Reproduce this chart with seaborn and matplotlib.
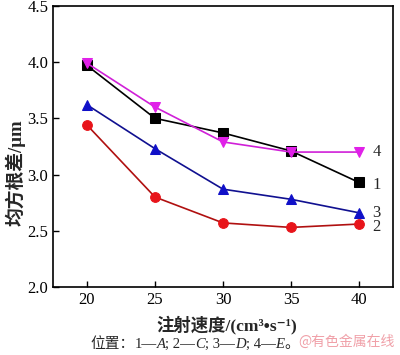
import matplotlib
matplotlib.use("Agg")
import matplotlib.pyplot as plt
import seaborn as sns
import pandas as pd

speed = [20, 25, 30, 35, 40]
s1 = [3.97, 3.50, 3.37, 3.21, 2.93]
s2 = [3.44, 2.80, 2.57, 2.53, 2.56]
s3 = [3.62, 3.23, 2.87, 2.78, 2.66]
s4 = [3.99, 3.60, 3.29, 3.20, 3.20]
series_labels = ["1", "2", "3", "4"]
yticks = [2.0, 2.5, 3.0, 3.5, 4.0, 4.5]
xticks = [20, 25, 30, 35, 40]

sns.set_style("ticks")
FAM = ['Liberation Serif', 'Noto Sans CJK SC', 'DejaVu Sans']
plt.rcParams['font.family'] = FAM

fig = plt.figure(figsize=(4.0, 3.55), dpi=100)
ax = fig.add_axes([0.1325, 0.1915, 0.85, 0.792])

data = {"1": s1, "2": s2, "3": s3, "4": s4}
colors = {"1": "black", "2": "#e8141a", "3": "#1010c8", "4": "#e020e8"}
markers = {"1": "s", "2": "o", "3": "^", "4": "v"}
lcolors = {"1": "black", "2": "#b01010", "3": "#101090", "4": "#d020d8"}

for key in series_labels:
    df = pd.DataFrame({"x": speed, "y": data[key]})
    sns.lineplot(data=df, x="x", y="y", ax=ax, color=lcolors[key], lw=1.2,
                 marker=markers[key], markersize=7, markerfacecolor=colors[key],
                 markeredgecolor=colors[key])

offsets = {"1": -0.02, "2": -0.03, "3": 0.0, "4": 0.0}
for key in series_labels:
    ax.text(speed[-1] + 1.0, data[key][-1] + offsets[key], key, fontsize=12,
            va="center", ha="left")

ax.set_xlim(17.5, 42.5)
ax.set_ylim(2.0, 4.5)
ax.set_xticks(xticks)
ax.set_yticks(yticks)
ax.set_yticklabels([f"{v:.1f}" for v in yticks])
ax.tick_params(direction="in", length=4, width=1, labelsize=12, colors="black")
for sp in ax.spines.values():
    sp.set_visible(True)
    sp.set_linewidth(1.2)
    sp.set_color("black")

ax.set_xlabel("注射速度/(cm³•s⁻¹)", fontsize=12.5, fontweight="bold")
ax.xaxis.set_label_coords(0.51, -0.102)
ax.set_ylabel("均方根差/μm", fontsize=13.5, fontweight="bold")
ax.yaxis.set_label_coords(-0.08, 0.405)

# caption built from pieces (italic letters)
pieces = [("位置：", "normal"), ("1—", "normal"), ("A", "italic"), ("; 2—", "normal"),
          ("C", "italic"), ("; 3—", "normal"), ("D", "italic"), ("; 4—", "normal"),
          ("E", "italic"), ("。", "normal")]
cap_texts = [fig.text(0.225, 0.02, txt, fontsize=10.6, style=st, ha="left", va="baseline")
             for txt, st in pieces]
fig.canvas.draw()
r = fig.canvas.get_renderer()
x = cap_texts[0].get_window_extent(r).x1
for tx in cap_texts[1:]:
    tx.set_position((x / fig.bbox.width, 0.02))
    x = tx.get_window_extent(r).x1

fig.text(0.745, 0.016, "@有色金属在线", fontsize=10, color="#f0a0a8", ha="left", va="bottom",
         family=["Noto Sans CJK SC"])

fig.savefig("out.png", dpi=100)
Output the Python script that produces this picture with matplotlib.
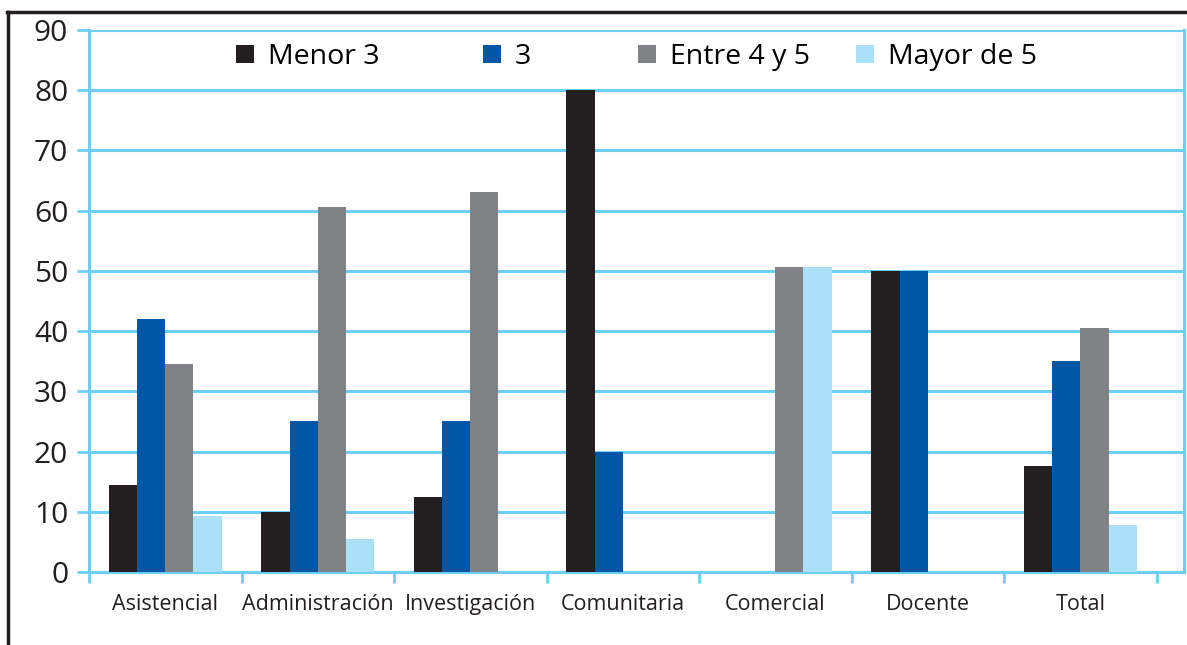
import numpy as np
import matplotlib.pyplot as plt
from matplotlib.lines import Line2D
from matplotlib.patches import Patch

plt.rcParams['font.family'] = ['Open Sans', 'DejaVu Sans']

categorias = ['Asistencial', 'Administración', 'Investigación', 'Comunitaria',
              'Comercial', 'Docente', 'Total']
series = ['Menor 3', '3', 'Entre 4 y 5', 'Mayor de 5']
menor3 = [14.5, 10, 12.5, 80, 0, 50, 17.6]
tres = [42, 25, 25, 20, 0, 50, 35]
entre4y5 = [34.6, 60.6, 63.1, 0, 50.7, 0, 40.5]
mayor5 = [9.3, 5.5, 0, 0, 50.7, 0, 7.8]
colores = ['#231f20', '#0055a5', '#808285', '#abe0f9']
grid_col = '#6dcff6'

valores = [menor3, tres, entre4y5, mayor5]

fig = plt.figure(figsize=(11.87, 6.45), dpi=100)
ax = fig.add_axes([89 / 1187, 1 - 572 / 645, 1095 / 1187, 542 / 645])

x = np.arange(len(categorias))
w = 0.185
for i, (vals, c) in enumerate(zip(valores, colores)):
    ax.bar(x + (i - 1.5) * w, vals, width=w, color=c, zorder=3)

ax.set_ylim(0, 90)
ax.set_xlim(-0.5, 6.68)
ax.set_yticks(range(0, 91, 10))
ax.tick_params(axis='y', labelsize=21.5, length=9, width=2, color=grid_col,
               labelcolor='#231f20', pad=6)
ax.yaxis.grid(True, color=grid_col, linewidth=2.2, zorder=0)

ax.set_xticks(x)
ax.set_xticklabels(categorias, fontsize=15.5, color='#231f20')
ax.set_xticks(np.arange(-0.5, 7, 1), minor=True)
ax.tick_params(axis='x', which='major', length=0, pad=16)
ax.tick_params(axis='x', which='minor', length=8, width=2, color=grid_col)

for s in ['left', 'right', 'bottom']:
    ax.spines[s].set_color(grid_col)
    ax.spines[s].set_linewidth(2.2)
ax.spines['top'].set_visible(False)

# legend entries placed separately, as in the original
leg_x = [222, 469, 624, 842]
for lab, c, lx in zip(series, colores, leg_x):
    h = Patch(facecolor=c, edgecolor='none')
    fig.legend([h], [lab], loc='center left',
               bbox_to_anchor=(lx / 1187, 1 - 57 / 645),
               frameon=False, fontsize=20.5, handlelength=0.62,
               handleheight=0.62, handletextpad=0.5, borderpad=0)

# black frame on top and left
fig.add_artist(Line2D([7 / 1187, 1], [1 - 12 / 645, 1 - 12 / 645],
                      color='#231f20', linewidth=2.5))
fig.add_artist(Line2D([8 / 1187, 8 / 1187], [0, 1 - 12 / 645],
                      color='#231f20', linewidth=2.5))

fig.savefig('out.png', dpi=100)
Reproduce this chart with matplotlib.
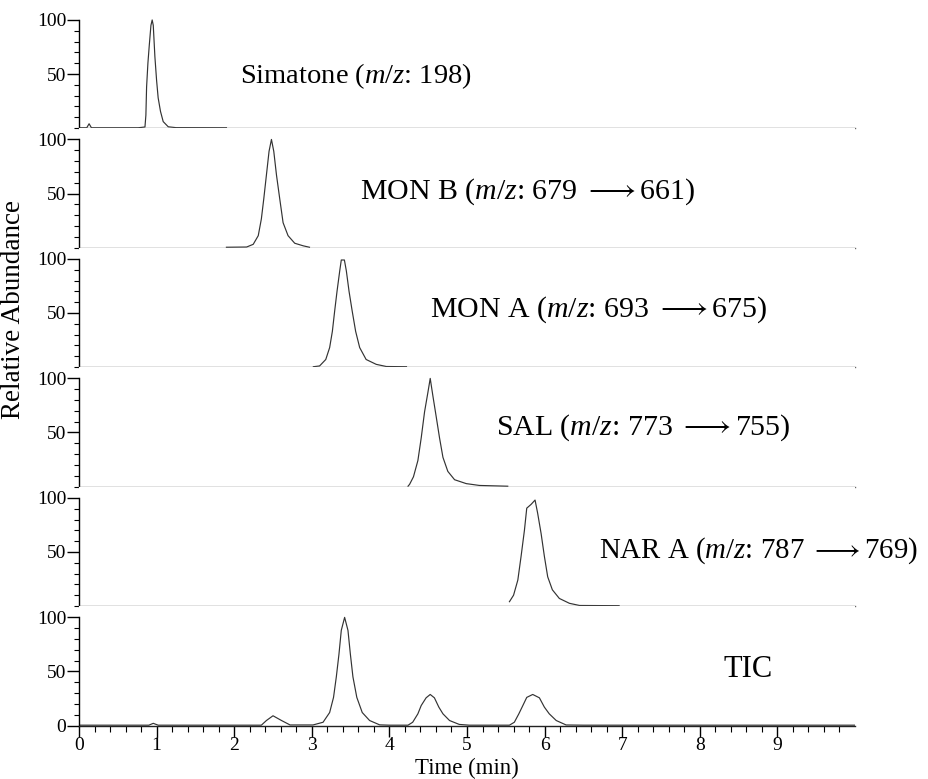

--- --- ---

**Problem statement**:
Omit every picture while copying the listing above exactly.

**Expected answer**:
Reproduce this chart with seaborn and matplotlib.
import matplotlib
matplotlib.use("Agg")
import matplotlib.pyplot as plt
import seaborn as sns
import pandas as pd

speed = [20, 25, 30, 35, 40]
s1 = [3.97, 3.50, 3.37, 3.21, 2.93]
s2 = [3.44, 2.80, 2.57, 2.53, 2.56]
s3 = [3.62, 3.23, 2.87, 2.78, 2.66]
s4 = [3.99, 3.60, 3.29, 3.20, 3.20]
series_labels = ["1", "2", "3", "4"]
yticks = [2.0, 2.5, 3.0, 3.5, 4.0, 4.5]
xticks = [20, 25, 30, 35, 40]

sns.set_style("ticks")
FAM = ['Liberation Serif', 'Noto Sans CJK SC', 'DejaVu Sans']
plt.rcParams['font.family'] = FAM

fig = plt.figure(figsize=(4.0, 3.55), dpi=100)
ax = fig.add_axes([0.1325, 0.1915, 0.85, 0.792])

data = {"1": s1, "2": s2, "3": s3, "4": s4}
colors = {"1": "black", "2": "#e8141a", "3": "#1010c8", "4": "#e020e8"}
markers = {"1": "s", "2": "o", "3": "^", "4": "v"}
lcolors = {"1": "black", "2": "#b01010", "3": "#101090", "4": "#d020d8"}

for key in series_labels:
    df = pd.DataFrame({"x": speed, "y": data[key]})
    sns.lineplot(data=df, x="x", y="y", ax=ax, color=lcolors[key], lw=1.2,
                 marker=markers[key], markersize=7, markerfacecolor=colors[key],
                 markeredgecolor=colors[key])

offsets = {"1": -0.02, "2": -0.03, "3": 0.0, "4": 0.0}
for key in series_labels:
    ax.text(speed[-1] + 1.0, data[key][-1] + offsets[key], key, fontsize=12,
            va="center", ha="left")

ax.set_xlim(17.5, 42.5)
ax.set_ylim(2.0, 4.5)
ax.set_xticks(xticks)
ax.set_yticks(yticks)
ax.set_yticklabels([f"{v:.1f}" for v in yticks])
ax.tick_params(direction="in", length=4, width=1, labelsize=12, colors="black")
for sp in ax.spines.values():
    sp.set_visible(True)
    sp.set_linewidth(1.2)
    sp.set_color("black")

ax.set_xlabel("注射速度/(cm³•s⁻¹)", fontsize=12.5, fontweight="bold")
ax.xaxis.set_label_coords(0.51, -0.102)
ax.set_ylabel("均方根差/μm", fontsize=13.5, fontweight="bold")
ax.yaxis.set_label_coords(-0.08, 0.405)

# caption built from pieces (italic letters)
pieces = [("位置：", "normal"), ("1—", "normal"), ("A", "italic"), ("; 2—", "normal"),
          ("C", "italic"), ("; 3—", "normal"), ("D", "italic"), ("; 4—", "normal"),
          ("E", "italic"), ("。", "normal")]
cap_texts = [fig.text(0.225, 0.02, txt, fontsize=10.6, style=st, ha="left", va="baseline")
             for txt, st in pieces]
fig.canvas.draw()
r = fig.canvas.get_renderer()
x = cap_texts[0].get_window_extent(r).x1
for tx in cap_texts[1:]:
    tx.set_position((x / fig.bbox.width, 0.02))
    x = tx.get_window_extent(r).x1

fig.text(0.745, 0.016, "@有色金属在线", fontsize=10, color="#f0a0a8", ha="left", va="bottom",
         family=["Noto Sans CJK SC"])

fig.savefig("out.png", dpi=100)
Output the Python script that produces this picture with matplotlib.
import numpy as np
import matplotlib.pyplot as plt
from matplotlib.lines import Line2D
from matplotlib.patches import Patch

plt.rcParams['font.family'] = ['Open Sans', 'DejaVu Sans']

categorias = ['Asistencial', 'Administración', 'Investigación', 'Comunitaria',
              'Comercial', 'Docente', 'Total']
series = ['Menor 3', '3', 'Entre 4 y 5', 'Mayor de 5']
menor3 = [14.5, 10, 12.5, 80, 0, 50, 17.6]
tres = [42, 25, 25, 20, 0, 50, 35]
entre4y5 = [34.6, 60.6, 63.1, 0, 50.7, 0, 40.5]
mayor5 = [9.3, 5.5, 0, 0, 50.7, 0, 7.8]
colores = ['#231f20', '#0055a5', '#808285', '#abe0f9']
grid_col = '#6dcff6'

valores = [menor3, tres, entre4y5, mayor5]

fig = plt.figure(figsize=(11.87, 6.45), dpi=100)
ax = fig.add_axes([89 / 1187, 1 - 572 / 645, 1095 / 1187, 542 / 645])

x = np.arange(len(categorias))
w = 0.185
for i, (vals, c) in enumerate(zip(valores, colores)):
    ax.bar(x + (i - 1.5) * w, vals, width=w, color=c, zorder=3)

ax.set_ylim(0, 90)
ax.set_xlim(-0.5, 6.68)
ax.set_yticks(range(0, 91, 10))
ax.tick_params(axis='y', labelsize=21.5, length=9, width=2, color=grid_col,
               labelcolor='#231f20', pad=6)
ax.yaxis.grid(True, color=grid_col, linewidth=2.2, zorder=0)

ax.set_xticks(x)
ax.set_xticklabels(categorias, fontsize=15.5, color='#231f20')
ax.set_xticks(np.arange(-0.5, 7, 1), minor=True)
ax.tick_params(axis='x', which='major', length=0, pad=16)
ax.tick_params(axis='x', which='minor', length=8, width=2, color=grid_col)

for s in ['left', 'right', 'bottom']:
    ax.spines[s].set_color(grid_col)
    ax.spines[s].set_linewidth(2.2)
ax.spines['top'].set_visible(False)

# legend entries placed separately, as in the original
leg_x = [222, 469, 624, 842]
for lab, c, lx in zip(series, colores, leg_x):
    h = Patch(facecolor=c, edgecolor='none')
    fig.legend([h], [lab], loc='center left',
               bbox_to_anchor=(lx / 1187, 1 - 57 / 645),
               frameon=False, fontsize=20.5, handlelength=0.62,
               handleheight=0.62, handletextpad=0.5, borderpad=0)

# black frame on top and left
fig.add_artist(Line2D([7 / 1187, 1], [1 - 12 / 645, 1 - 12 / 645],
                      color='#231f20', linewidth=2.5))
fig.add_artist(Line2D([8 / 1187, 8 / 1187], [0, 1 - 12 / 645],
                      color='#231f20', linewidth=2.5))

fig.savefig('out.png', dpi=100)
Reproduce this chart with matplotlib.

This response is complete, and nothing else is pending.